A lesbian couple from Texas have become the first international visitors to take advantage of a new civil union law in Mexico's Coahuila state.
Maria Carreon Lara, 39, and Amparo Maldonado, 24, of Midland, Texas, registered as a "civil solidarity union" under the law that took effect last month in Coahuila - the first of Mexico's 31 states to recognize to homosexual unions.
Nonresidents can register under the law, which provides gay couples with social benefits similar to those of married couples, if they are in Coahuila legally. It is unclear if the union will have any legal standing in the United States.
The couple, who are of Mexican descent, have lived together for five years, local media reported. They registered for the union in the city of Ciudad Acuna, across the U.S. border from Del Rio, Texas.

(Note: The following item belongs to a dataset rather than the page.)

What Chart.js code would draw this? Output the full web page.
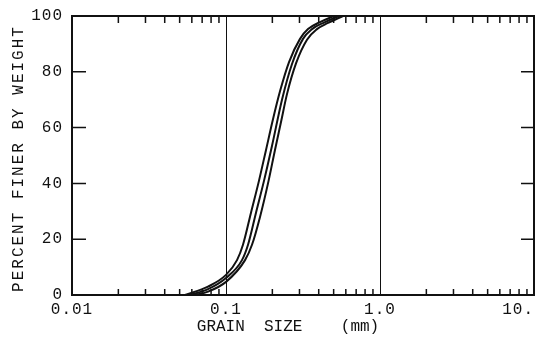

On Jan. 31, a lesbian couple from Mexico's northern state of Tamaulipas registered for the first civil union in Coahuila.
In November, Mexico City - a semi-independent capital zone that has some of the same powers as states - passed a similar measure, the first in the nation's history. It takes effect in March.
While homosexuality is still taboo in many rural parts of Latin America, the region's urban areas are becoming more socially liberal. Mexico City and Coahuila join the Argentine capital of Buenos Aires and the southern Brazilian state of Rio Grande do Sul in legalizing same-sex civil unions, the AP says.
At the national level, lawmakers in Costa Rica and Colombia have debated, but not passed, similar measures.